No, I did not publish my code or regex, and I don't intend to. This was a quick hack, and I know I might have missed lots of files. For example, just one random image from the huge Bundesarchiv image donation has a "Date=0-00-00", http://commons.wikimedia.org/wiki/File:Bundesarchiv_Bild_147-0435,_Wolfgang_...
(It's a mystery to me, why this is displayed as "november 1999".)
Probably "year 00" interpreted as 2000; January would be "month 01", so "month 00" subtracts one, making it December 1999. The first day would be "01", so subtracting one lands you on an undefined November day...
Magnus
On Wed, May 19, 2010 at 12:45 PM, Lars Aronsson lars@aronsson.se wrote:
The ideal format is the ISO date format YYYY-MM-DD, but this is not always followed.
....
And the graph is found on http://commons.wikimedia.org/wiki/File:Wikimedia_Commons_files_per_decade.pn...
...using date format "19 May 2010" :-)
Magnus Manske wrote:
And the graph is found on http://commons.wikimedia.org/wiki/File:Wikimedia_Commons_files_per_decade.pn...
...using date format "19 May 2010" :-)
Fail. See the wikitext. ISO dates are autotranslated. Use http://commons.wikimedia.org/w/index.php?title=File:Wikimedia_Commons_files_... and you will get 2010年5月19日 instead.

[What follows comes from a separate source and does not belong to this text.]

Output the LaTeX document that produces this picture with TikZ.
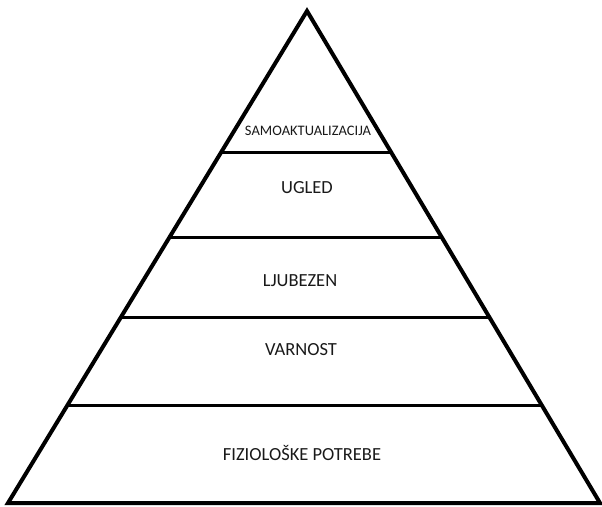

On Thu, May 20, 2010 at 12:48 AM, Platonides Platonides@gmail.com wrote:
Magnus Manske wrote:
And the graph is found on http://commons.wikimedia.org/wiki/File:Wikimedia_Commons_files_per_decade.pn...
...using date format "19 May 2010" :-)
Fail. See the wikitext. ISO dates are autotranslated. Use http://commons.wikimedia.org/w/index.php?title=File:Wikimedia_Commons_files_... and you will get 2010年5月19日 instead.
Gah! Hidden magic! Away, dark spirits!